#### [EXERCISE]
Print the lines starting at the line containing "Give me the" and ending at the line containing "var rightName = 'Ecuador';", exactly and in full, without the pictures.
## start DATASET ROWS
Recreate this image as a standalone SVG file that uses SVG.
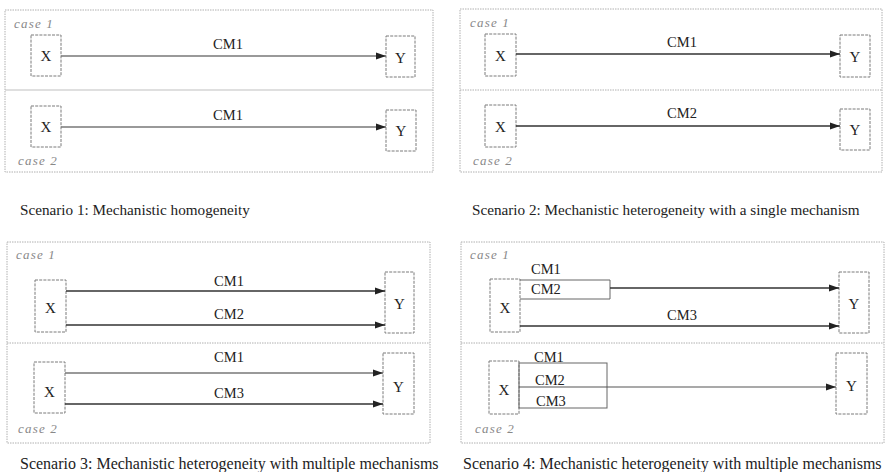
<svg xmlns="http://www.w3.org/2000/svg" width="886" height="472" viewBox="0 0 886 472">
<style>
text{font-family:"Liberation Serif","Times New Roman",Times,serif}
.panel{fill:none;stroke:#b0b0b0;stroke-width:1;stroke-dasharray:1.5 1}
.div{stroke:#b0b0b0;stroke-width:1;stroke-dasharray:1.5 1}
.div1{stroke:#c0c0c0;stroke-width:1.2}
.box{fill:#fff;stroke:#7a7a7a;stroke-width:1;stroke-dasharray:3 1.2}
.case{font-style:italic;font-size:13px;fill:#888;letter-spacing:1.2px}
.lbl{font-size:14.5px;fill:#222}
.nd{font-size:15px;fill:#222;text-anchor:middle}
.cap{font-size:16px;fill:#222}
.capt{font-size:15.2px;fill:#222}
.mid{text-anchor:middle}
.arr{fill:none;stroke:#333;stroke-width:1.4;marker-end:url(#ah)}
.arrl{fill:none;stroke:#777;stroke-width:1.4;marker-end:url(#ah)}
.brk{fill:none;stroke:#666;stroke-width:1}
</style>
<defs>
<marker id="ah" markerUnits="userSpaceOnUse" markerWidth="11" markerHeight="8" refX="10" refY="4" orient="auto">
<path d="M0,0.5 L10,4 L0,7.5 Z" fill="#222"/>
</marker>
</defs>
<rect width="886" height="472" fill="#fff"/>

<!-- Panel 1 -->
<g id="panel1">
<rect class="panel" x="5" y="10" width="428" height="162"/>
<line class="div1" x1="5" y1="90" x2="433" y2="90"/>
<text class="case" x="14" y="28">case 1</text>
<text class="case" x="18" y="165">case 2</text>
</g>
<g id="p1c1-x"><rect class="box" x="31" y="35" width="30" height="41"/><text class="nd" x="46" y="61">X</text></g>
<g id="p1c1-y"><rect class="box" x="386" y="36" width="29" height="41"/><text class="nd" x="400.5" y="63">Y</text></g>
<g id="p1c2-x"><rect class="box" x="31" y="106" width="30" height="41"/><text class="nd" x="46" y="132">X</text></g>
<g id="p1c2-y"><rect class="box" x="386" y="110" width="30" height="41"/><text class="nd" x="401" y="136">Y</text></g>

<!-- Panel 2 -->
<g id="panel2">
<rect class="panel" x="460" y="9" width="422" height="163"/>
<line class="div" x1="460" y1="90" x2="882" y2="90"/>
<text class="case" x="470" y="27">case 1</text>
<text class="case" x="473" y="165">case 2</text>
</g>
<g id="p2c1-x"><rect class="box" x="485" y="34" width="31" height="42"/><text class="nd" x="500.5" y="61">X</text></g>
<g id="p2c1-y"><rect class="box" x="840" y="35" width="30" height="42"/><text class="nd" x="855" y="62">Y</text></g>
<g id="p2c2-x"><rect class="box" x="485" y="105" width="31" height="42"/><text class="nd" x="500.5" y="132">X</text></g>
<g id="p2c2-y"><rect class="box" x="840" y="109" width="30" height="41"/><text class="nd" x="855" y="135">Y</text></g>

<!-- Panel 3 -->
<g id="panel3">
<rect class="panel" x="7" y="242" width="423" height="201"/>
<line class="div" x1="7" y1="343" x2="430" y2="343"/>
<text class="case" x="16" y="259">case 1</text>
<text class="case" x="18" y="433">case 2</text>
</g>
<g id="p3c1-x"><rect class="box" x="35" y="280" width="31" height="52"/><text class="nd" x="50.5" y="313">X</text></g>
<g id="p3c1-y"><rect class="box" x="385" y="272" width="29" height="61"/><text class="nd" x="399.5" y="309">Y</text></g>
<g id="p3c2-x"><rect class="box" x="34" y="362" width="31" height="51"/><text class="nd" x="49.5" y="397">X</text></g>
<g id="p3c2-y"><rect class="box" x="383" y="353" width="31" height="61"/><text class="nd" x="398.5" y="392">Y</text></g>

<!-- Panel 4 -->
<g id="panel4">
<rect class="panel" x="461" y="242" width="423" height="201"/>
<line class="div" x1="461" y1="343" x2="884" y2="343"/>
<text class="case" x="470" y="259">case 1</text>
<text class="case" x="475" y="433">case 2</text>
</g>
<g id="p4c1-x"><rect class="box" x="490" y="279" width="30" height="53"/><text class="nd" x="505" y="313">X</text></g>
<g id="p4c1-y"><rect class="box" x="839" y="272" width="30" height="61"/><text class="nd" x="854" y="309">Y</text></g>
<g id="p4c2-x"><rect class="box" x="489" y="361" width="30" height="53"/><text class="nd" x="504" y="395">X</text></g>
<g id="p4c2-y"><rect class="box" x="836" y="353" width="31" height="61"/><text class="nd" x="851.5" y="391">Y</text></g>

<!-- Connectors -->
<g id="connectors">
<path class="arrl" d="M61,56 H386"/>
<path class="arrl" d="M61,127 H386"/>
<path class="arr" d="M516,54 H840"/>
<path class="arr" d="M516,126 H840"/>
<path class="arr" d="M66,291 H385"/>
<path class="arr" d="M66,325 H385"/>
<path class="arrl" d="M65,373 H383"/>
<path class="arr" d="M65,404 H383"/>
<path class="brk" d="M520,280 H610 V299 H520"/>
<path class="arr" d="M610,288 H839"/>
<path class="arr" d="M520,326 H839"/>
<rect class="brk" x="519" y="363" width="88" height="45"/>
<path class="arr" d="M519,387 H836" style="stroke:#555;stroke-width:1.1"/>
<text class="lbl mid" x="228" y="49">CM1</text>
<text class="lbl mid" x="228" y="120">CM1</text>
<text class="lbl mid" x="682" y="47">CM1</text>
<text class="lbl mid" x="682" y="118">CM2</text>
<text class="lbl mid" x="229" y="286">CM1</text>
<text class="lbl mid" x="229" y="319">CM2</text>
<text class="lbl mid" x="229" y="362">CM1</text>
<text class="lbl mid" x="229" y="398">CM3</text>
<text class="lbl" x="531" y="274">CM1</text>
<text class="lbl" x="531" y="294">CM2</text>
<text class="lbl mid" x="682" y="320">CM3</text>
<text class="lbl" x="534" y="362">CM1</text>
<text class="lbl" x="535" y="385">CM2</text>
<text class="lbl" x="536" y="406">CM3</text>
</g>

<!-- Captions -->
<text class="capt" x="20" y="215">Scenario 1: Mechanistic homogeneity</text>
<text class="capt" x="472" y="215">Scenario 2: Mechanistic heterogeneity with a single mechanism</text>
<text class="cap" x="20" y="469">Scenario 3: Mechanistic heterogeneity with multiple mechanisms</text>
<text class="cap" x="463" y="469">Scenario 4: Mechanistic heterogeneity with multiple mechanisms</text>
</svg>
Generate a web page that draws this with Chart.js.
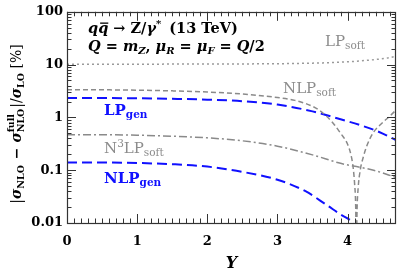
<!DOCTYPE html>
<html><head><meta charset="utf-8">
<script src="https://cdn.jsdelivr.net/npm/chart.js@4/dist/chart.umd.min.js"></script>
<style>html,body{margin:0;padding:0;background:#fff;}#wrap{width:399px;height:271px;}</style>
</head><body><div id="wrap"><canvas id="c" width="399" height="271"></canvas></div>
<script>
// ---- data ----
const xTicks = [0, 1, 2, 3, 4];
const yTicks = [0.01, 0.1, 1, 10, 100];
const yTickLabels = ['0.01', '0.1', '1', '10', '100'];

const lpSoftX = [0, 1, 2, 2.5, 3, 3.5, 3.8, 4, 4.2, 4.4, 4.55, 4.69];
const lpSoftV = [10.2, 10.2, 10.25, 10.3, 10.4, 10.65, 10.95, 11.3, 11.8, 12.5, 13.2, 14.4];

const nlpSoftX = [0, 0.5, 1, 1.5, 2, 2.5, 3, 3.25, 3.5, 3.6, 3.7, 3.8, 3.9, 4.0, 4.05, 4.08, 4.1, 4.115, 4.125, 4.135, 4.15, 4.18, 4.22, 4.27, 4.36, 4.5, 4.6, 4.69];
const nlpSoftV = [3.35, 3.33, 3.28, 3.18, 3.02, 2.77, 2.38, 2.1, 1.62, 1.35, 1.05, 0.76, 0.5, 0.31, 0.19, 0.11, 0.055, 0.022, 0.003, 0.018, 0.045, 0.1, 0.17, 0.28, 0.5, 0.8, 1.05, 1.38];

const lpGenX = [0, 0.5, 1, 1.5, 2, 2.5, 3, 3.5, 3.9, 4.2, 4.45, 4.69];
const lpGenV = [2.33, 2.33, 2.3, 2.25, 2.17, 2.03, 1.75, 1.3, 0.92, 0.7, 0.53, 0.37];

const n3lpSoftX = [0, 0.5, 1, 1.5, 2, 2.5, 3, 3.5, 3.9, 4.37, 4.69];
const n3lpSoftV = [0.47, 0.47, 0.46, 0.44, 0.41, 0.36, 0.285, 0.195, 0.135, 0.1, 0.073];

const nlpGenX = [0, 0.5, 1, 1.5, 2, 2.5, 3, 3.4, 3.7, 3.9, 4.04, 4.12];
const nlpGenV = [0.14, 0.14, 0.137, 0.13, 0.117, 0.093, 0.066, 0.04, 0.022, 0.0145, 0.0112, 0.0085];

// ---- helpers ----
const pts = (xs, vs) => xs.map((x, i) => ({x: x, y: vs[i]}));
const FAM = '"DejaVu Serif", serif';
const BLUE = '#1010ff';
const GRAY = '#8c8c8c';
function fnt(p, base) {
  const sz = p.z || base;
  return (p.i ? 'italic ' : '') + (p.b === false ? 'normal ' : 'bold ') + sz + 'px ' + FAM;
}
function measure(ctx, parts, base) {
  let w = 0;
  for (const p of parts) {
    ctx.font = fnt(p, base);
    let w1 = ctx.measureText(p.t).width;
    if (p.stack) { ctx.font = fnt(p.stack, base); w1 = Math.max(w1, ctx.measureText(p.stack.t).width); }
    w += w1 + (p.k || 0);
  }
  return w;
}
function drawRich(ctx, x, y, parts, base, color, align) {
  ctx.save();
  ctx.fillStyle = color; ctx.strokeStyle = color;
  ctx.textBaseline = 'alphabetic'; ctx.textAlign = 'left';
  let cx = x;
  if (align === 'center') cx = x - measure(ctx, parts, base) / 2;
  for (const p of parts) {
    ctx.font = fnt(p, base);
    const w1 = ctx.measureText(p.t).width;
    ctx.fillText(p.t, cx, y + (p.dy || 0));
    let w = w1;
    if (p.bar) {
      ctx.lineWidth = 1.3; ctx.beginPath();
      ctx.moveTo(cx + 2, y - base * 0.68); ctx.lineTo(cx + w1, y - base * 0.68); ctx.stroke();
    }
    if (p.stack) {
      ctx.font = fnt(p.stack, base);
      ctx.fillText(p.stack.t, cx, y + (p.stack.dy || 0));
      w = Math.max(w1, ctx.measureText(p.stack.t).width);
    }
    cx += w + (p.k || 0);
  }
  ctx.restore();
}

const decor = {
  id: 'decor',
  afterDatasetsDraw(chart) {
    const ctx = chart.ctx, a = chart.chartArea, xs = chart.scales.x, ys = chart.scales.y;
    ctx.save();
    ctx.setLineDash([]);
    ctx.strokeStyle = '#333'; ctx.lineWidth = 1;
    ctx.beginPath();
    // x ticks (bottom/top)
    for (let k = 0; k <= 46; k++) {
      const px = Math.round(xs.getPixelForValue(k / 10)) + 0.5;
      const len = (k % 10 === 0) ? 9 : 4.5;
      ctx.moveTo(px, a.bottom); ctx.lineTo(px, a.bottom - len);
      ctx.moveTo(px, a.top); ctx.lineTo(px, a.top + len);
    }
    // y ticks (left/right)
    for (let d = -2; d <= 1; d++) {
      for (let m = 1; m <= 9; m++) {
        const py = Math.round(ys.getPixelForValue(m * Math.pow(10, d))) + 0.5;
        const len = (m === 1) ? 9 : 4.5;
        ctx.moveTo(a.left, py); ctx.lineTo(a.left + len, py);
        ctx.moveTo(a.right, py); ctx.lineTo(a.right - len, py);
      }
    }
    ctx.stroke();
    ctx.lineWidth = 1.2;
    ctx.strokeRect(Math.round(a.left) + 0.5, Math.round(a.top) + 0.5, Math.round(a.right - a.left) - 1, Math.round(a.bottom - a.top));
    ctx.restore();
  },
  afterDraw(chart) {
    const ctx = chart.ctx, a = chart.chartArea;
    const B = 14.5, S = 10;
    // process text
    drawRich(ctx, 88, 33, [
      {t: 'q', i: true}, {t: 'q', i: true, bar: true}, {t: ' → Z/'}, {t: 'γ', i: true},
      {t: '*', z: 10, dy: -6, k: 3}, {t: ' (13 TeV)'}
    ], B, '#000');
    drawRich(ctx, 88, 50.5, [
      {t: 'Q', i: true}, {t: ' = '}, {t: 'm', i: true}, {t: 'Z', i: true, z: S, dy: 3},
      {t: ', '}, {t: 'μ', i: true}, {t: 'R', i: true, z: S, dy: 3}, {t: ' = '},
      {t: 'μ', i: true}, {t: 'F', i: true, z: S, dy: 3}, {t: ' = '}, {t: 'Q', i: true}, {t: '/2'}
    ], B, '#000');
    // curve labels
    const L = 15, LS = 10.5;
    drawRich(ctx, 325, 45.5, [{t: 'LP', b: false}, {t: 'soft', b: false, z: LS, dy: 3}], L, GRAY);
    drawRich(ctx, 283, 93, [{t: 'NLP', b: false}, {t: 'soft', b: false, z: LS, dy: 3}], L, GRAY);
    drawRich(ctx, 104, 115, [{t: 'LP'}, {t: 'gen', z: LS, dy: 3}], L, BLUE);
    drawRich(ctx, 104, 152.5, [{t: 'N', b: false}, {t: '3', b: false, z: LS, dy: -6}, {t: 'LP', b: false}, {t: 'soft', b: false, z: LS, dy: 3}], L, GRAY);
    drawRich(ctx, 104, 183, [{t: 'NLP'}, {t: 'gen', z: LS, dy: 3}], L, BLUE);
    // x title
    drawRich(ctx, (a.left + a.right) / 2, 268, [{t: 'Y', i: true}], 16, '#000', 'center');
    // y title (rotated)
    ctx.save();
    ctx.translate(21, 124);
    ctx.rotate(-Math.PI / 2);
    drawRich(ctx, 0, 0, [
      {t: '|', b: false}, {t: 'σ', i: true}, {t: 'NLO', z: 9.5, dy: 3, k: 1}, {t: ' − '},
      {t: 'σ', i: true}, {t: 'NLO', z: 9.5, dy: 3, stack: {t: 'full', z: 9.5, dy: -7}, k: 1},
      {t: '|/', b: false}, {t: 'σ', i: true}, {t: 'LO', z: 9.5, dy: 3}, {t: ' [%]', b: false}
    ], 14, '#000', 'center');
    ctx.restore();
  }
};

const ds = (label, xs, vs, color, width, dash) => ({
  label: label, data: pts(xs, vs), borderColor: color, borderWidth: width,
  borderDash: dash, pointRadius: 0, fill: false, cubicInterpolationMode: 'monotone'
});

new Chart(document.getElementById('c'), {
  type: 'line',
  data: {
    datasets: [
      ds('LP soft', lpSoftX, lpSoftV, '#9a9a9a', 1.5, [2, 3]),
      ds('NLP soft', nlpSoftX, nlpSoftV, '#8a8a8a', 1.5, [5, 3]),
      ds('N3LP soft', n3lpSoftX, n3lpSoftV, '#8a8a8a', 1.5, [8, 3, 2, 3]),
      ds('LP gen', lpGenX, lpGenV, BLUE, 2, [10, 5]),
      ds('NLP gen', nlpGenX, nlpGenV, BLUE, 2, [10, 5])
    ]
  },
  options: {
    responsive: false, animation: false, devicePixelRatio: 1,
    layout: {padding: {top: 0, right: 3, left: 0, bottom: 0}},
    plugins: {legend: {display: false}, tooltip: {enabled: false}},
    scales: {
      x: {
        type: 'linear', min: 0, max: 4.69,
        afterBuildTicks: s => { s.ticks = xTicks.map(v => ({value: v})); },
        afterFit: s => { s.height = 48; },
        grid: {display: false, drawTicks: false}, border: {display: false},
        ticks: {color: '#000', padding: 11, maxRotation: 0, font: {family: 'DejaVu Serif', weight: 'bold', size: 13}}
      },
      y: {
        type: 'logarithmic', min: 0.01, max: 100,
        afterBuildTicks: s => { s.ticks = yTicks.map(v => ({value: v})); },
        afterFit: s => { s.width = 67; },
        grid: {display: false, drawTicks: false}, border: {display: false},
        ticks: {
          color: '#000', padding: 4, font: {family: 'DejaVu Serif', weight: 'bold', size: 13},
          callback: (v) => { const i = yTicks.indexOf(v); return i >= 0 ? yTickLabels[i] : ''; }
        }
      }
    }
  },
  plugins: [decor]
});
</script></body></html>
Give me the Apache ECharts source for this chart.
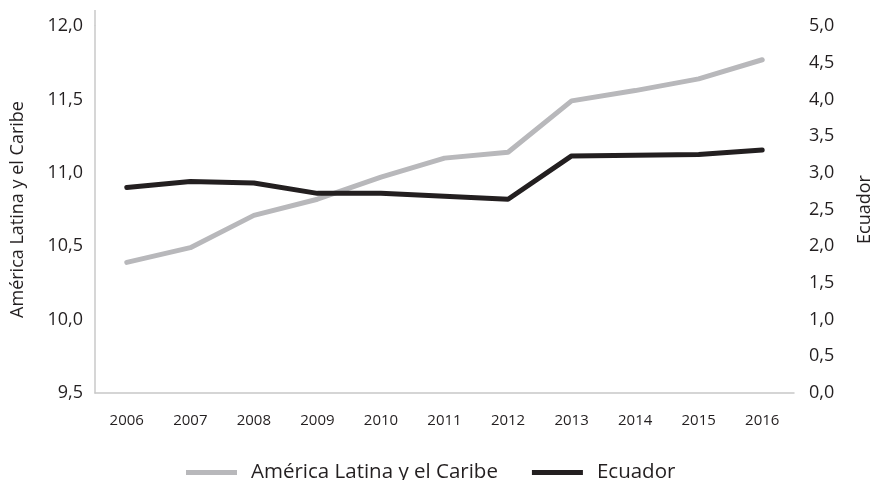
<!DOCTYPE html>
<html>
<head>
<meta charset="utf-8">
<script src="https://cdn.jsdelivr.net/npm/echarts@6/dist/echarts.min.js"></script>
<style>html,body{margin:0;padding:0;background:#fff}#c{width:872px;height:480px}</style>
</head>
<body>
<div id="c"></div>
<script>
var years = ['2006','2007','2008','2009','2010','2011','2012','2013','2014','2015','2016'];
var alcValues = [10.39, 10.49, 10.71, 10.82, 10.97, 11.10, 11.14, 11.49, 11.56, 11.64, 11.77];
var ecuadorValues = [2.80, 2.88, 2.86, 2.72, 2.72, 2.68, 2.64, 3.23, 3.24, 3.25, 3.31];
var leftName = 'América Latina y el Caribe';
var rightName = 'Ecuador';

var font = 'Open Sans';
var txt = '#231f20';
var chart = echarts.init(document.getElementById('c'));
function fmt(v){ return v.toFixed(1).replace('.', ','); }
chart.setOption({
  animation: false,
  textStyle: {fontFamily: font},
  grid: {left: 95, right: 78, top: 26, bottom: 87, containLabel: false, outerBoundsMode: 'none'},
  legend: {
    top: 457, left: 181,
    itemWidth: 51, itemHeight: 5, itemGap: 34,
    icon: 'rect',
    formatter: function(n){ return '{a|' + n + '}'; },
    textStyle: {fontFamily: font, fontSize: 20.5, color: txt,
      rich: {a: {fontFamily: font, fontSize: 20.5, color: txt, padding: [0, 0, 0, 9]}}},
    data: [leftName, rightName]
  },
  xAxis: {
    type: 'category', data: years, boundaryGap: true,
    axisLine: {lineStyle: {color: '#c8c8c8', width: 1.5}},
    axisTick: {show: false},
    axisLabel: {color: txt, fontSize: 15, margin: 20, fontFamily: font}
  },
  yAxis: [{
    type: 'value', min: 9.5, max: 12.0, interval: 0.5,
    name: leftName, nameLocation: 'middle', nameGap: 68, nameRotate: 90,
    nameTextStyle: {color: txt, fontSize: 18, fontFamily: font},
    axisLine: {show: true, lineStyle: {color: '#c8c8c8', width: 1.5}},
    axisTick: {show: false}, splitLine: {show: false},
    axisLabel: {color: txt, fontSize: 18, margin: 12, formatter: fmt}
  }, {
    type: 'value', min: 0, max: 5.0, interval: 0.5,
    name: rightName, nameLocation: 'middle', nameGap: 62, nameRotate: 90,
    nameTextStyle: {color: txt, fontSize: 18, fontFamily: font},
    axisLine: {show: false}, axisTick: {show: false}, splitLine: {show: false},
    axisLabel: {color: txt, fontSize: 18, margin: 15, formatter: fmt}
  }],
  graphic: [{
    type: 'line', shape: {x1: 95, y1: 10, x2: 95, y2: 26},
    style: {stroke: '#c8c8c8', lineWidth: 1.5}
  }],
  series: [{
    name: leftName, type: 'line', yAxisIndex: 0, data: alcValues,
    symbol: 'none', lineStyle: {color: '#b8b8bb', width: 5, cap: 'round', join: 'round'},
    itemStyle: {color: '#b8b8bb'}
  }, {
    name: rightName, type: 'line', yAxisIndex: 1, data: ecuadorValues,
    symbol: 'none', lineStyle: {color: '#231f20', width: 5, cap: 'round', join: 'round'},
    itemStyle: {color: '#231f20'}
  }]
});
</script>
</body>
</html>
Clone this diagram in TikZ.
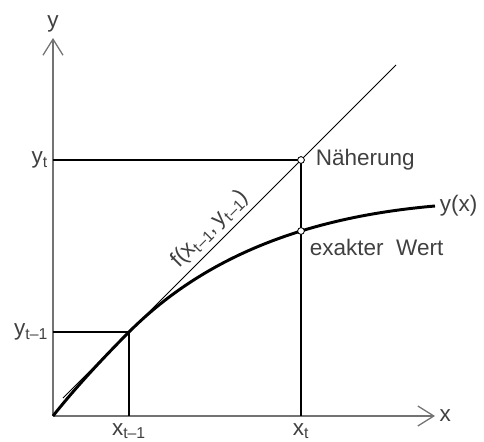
## end DATASET ROWS
#### [REPLY TO THE EXERCISE]
Give me the Apache ECharts source for this chart.
<!DOCTYPE html>
<html>
<head>
<meta charset="utf-8">
<script src="https://cdn.jsdelivr.net/npm/echarts@6/dist/echarts.min.js"></script>
<style>html,body{margin:0;padding:0;background:#fff}#c{width:872px;height:480px}</style>
</head>
<body>
<div id="c"></div>
<script>
var years = ['2006','2007','2008','2009','2010','2011','2012','2013','2014','2015','2016'];
var alcValues = [10.39, 10.49, 10.71, 10.82, 10.97, 11.10, 11.14, 11.49, 11.56, 11.64, 11.77];
var ecuadorValues = [2.80, 2.88, 2.86, 2.72, 2.72, 2.68, 2.64, 3.23, 3.24, 3.25, 3.31];
var leftName = 'América Latina y el Caribe';
var rightName = 'Ecuador';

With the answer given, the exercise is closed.